In the midst of a global unprecedented surge in family offices, Luxembourg has emerged as a hub for optimising various setups. The demand for uncorrelated asset classes is also soaring as diversification becomes increasingly important.
IQ-EQ recently hosted an event with the Luxembourg Association of Family Offices (LAFO), Twelve Capital, J.Safra Sarasin and Luxembourg for Finance (LFF) on family office structuring in Luxembourg and uncorrelated alternative assets. Our panel of experts delved into global family office trends, structuring options and conducted an in-depth exploration of uncorrelated asset classes.
Here, we discuss the highlights of their discussion.
Wealth management is an evolving landscape
Family offices have emerged as powerful entities in the investment landscape, with an estimated 9,100 single family offices worldwide as of 2022. However, they’ve had to evolve with their rise in popularity, and over recent years have been strongly influenced by global circumstances.
Simon Gorbutt, the deputy CEO of LFF, emphasised the significance of events such as elections, regional competitiveness, and the need to mobilise capital for sustainable transitions.
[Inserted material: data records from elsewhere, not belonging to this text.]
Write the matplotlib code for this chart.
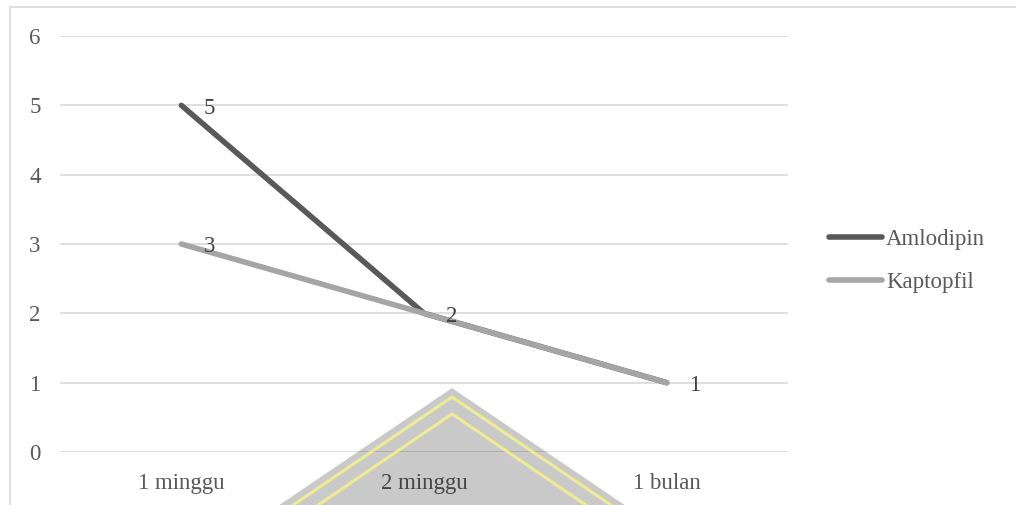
import matplotlib.pyplot as plt
from matplotlib.patches import Polygon, Rectangle
from matplotlib.lines import Line2D

# data
categories = ["1 minggu", "2 minggu", "1 bulan"]
amlodipin = [5, 2, 1]
kaptopfil = [3, 2, 1]
y_ticks = [0, 1, 2, 3, 4, 5, 6]

plt.rcParams['font.family'] = ['Liberation Serif', 'DejaVu Serif']
txt = '#595959'
fs = 16.5

fig = plt.figure(figsize=(10.16, 5.05), dpi=100)
ax = fig.add_axes([60 / 1016, 1 - 452 / 505, 728 / 1016, 416 / 505])

x = range(len(categories))
ax.plot(x, amlodipin, color='#595959', lw=4, solid_capstyle='round',
        solid_joinstyle='round', label='Amlodipin', zorder=3)
ax.plot(x, kaptopfil, color='#a5a5a5', lw=4, solid_capstyle='round',
        solid_joinstyle='round', label='Kaptopfil', zorder=4)

# data labels
for i, v in enumerate(amlodipin):
    if amlodipin[i] != kaptopfil[i]:
        ax.annotate(str(v), (i, v), xytext=(16, -2), textcoords='offset points',
                    ha='left', va='center', fontsize=fs, color='#404040', zorder=5)
for i, v in enumerate(kaptopfil):
    ax.annotate(str(v), (i, v), xytext=(16, -2), textcoords='offset points',
                ha='left', va='center', fontsize=fs, color='#404040', zorder=5)

ax.set_xlim(-0.5, len(categories) - 0.5)
ax.set_ylim(0, 6)
ax.set_yticks(y_ticks)
ax.set_xticks(list(x))
ax.set_xticklabels(categories)
ax.tick_params(length=0, labelsize=fs, labelcolor=txt)
ax.tick_params(axis='y', pad=14)
ax.tick_params(axis='x', pad=15)
ax.grid(axis='y', color='#d9d9d9', lw=1.2)
ax.set_axisbelow(True)
for s in ax.spines.values():
    s.set_visible(False)

# legend
handles = [Line2D([], [], color='#595959', lw=4, solid_capstyle='round'),
           Line2D([], [], color='#a5a5a5', lw=4, solid_capstyle='round')]
fig.legend(handles, ['Amlodipin', 'Kaptopfil'], loc='center left',
           bbox_to_anchor=(808 / 1016, 1 - 261 / 505), frameon=False,
           fontsize=fs, labelcolor=txt, handlelength=2.35, handletextpad=0.15,
           labelspacing=0.95)

# chart border
fig.patches.append(Rectangle((10 / 1016, -0.1), 1.2, (1 - 7 / 505) + 0.1,
                             transform=fig.transFigure, fill=False,
                             edgecolor='#d9d9d9', lw=1.2, zorder=0))

# watermark
def fp(px, py):
    return (px / 1016, 1 - py / 505)

tri = Polygon([fp(452, 388), fp(272, 510), fp(632, 510)], closed=True,
              transform=fig.transFigure, facecolor='black', alpha=0.21,
              edgecolor='none', zorder=10)
fig.patches.append(tri)
for top, half in [(397, 185), (414, 185)]:
    fig.lines.append(Line2D([fp(452 - half, top + half * 0.68)[0], fp(452, top)[0],
                             fp(452 + half, top + half * 0.68)[0]],
                            [fp(0, top + half * 0.68)[1], fp(0, top)[1],
                             fp(0, top + half * 0.68)[1]],
                            transform=fig.transFigure, color='#f7f28a',
                            lw=2.2, alpha=0.85, zorder=11))

fig.savefig('out.png', dpi=100)
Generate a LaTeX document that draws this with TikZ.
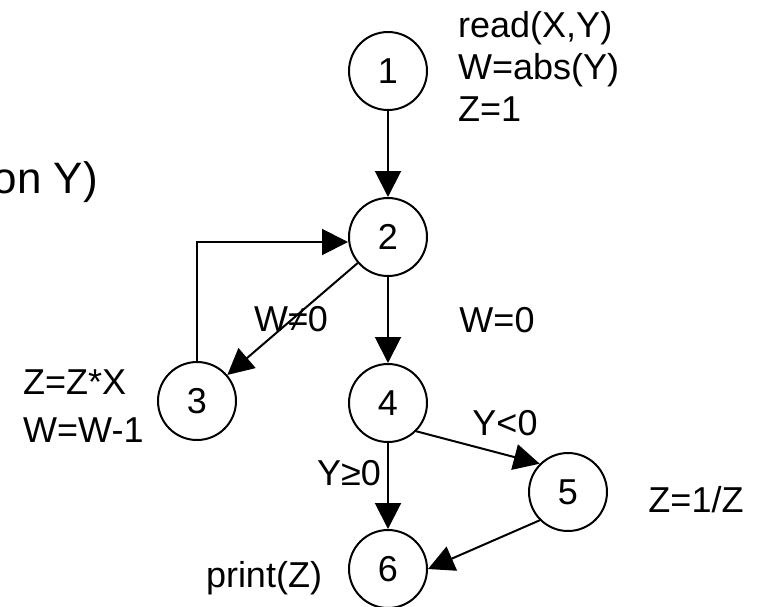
\documentclass[tikz,border=0pt]{standalone}
\usepackage{fontspec}
\setmainfont{Liberation Sans}
\usetikzlibrary{arrows.meta}
\begin{document}
\begin{tikzpicture}[x=1pt,y=-1pt,
  state/.style={circle,draw,line width=2pt,minimum size=78pt,inner sep=0pt,font=\fontsize{36}{42}\selectfont},
  lbl/.style={inner sep=0pt,font=\fontsize{36}{42}\selectfont},
  edge/.style={line width=2pt,-{Triangle[length=26pt,width=26pt]}}]
\useasboundingbox (0,0) rectangle (766,606);
% nodes
\node[state] (n1) at (388,71) {1};
\node[state] (n2) at (388,237) {2};
\node[state] (n3) at (197,401) {3};
\node[state] (n4) at (388,403) {4};
\node[state] (n5) at (568,492) {5};
\node[state] (n6) at (388,569) {6};
% annotations
\node[lbl,anchor=base east,font=\fontsize{44}{50}\selectfont] (title) at (98,193) {on Y)};
\node[lbl,anchor=base west] (a1) at (458,37) {read(X,Y)};
\node[lbl,anchor=base west] (a2) at (458,79) {W=abs(Y)};
\node[lbl,anchor=base west] (a3) at (458,121) {Z=1};
\node[lbl,anchor=base west] (b1) at (23,394) {Z=Z*X};
\node[lbl,anchor=base west] (b2) at (23,442) {W=W-1};
\node[lbl,anchor=base] (c1) at (696,512) {Z=1/Z};
\node[lbl,anchor=base] (d1) at (264,587) {print(Z)};
% edge labels
\node[lbl,anchor=base] (e23) at (291,331) {W≠0};
\node[lbl,anchor=base] (e24) at (497,332) {W=0};
\node[lbl,anchor=base] (e45) at (505,435) {Y<0};
\node[lbl,anchor=base] (e46) at (349,485) {Y≥0};
% edges
\draw[edge] (n1) -- (n2);
\draw[edge] (n2) -- (n4);
\draw[edge] (n2) -- (n3);
\draw[edge] (n3.north) |- ([yshift=-5pt]n2.west);
\draw[edge] (n4.south east) -- (n5.north west);
\draw[edge] (n4) -- (n6);
\draw[edge] (n5.south west) -- (n6.east);
\end{tikzpicture}
\end{document}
Despite complexities like higher interest rates and geopolitical tensions, family offices are focusing on asset allocation and rebalancing.
The dynamic demands of ultra-high-net-worth individuals (UHNWIs) have also been evolving over the last decade. Both family offices and UHNWIs are now looking beyond traditional investment structures, with investment strategies moving more into the alternative space.
Succession planning is a key concern
Ilias Georgopoulos, IQ-EQ’s Global Head of Private and Institutional Asset Owners, advised that there’s a cultural shift towards greater involvement of younger family members in wealth matters, with succession planning being a top priority for many family offices.
Citi Private Bank’s Global Family Office Survey Insights 2023 highlights preparing the next generation for responsible wealth ownership as a key concern; 60% of family offices ranked it as more important than macro considerations like inflation.
This is causing a cultural shift impacting investment strategy and governance.
The importance of a sustainable ethos
Family offices are increasingly interested in sustainable and impact investing, moving towards intentional sustainability approaches beyond simple exclusion-based strategies.
A survey from UBS has shown that families surveyed said their exclusion-based strategies would drop from 37% to 24% in five years, with more intentional impact investing set to rise. The panel pointed out that private markets provide sustainable and impact investing strategies, where investors can have more control, as well as more opportunity to scrutinise and question investees.
Private markets are in high demand
While family offices globally slightly reduced their allocation to private equity in 2023, specific segments like private debt and private equity secondaries are experiencing high demand, including from family offices.
The 2023 UBS survey shows that 41% plan to increase their private equity allocations and an additional 42% plan to maintain their private equity allocations over the next five years.
The panel analysed how family offices are exploring new perspectives to diversify their portfolios. They are seeing a growing interest for insurance-linked securities (ILS), which are uncorrelated with financial markets and are a useful tool for investors to use to optimise portfolio diversification.
The growing importance of governance
Single family offices (SFOs) are undergoing a notable transformation, gravitating towards heightened sophistication by embracing institutional-grade practices. According to data from Fintrx, approximately 40% of the most sizable SFOs, those boasting assets exceeding $1 billion, have implemented structured governance frameworks that actively engage family members in strategic decision-making.
This shift signifies a compelling convergence between SFOs and institutional asset owners, such as pension funds and sovereign wealth funds. The growing importance of governance from family offices will further position jurisdictions like Luxembourg who have the right governance toolkit and regulated structures and products that align to the family office’s values.
Why choose Luxembourg?
Pascal Rappalino, Chairman of the LAFO, highlighted that Luxembourg is a hub for family offices as it’s a jurisdiction of choice for asset protection, planning, and international investment. It has a unique regulated environment tailored towards multi-family offices – thanks to a 2012 law that ushered in comprehensive rules to ensure a high level of service and investor protection.
The panellists mentioned that they are seeing increased interest in private investment funds from UHNWIs, which is a testament to its increased sophistication and evolution.
Insights from the discussion underscore the dynamic evolution of family offices amidst shifting global trends and the increasing demand for sophisticated investment strategies. As family offices navigate the complexities of succession planning, alternative asset allocation, and sustainable investing, they are increasingly turning to jurisdictions like Luxembourg for optimal structuring and access to diverse investment opportunities.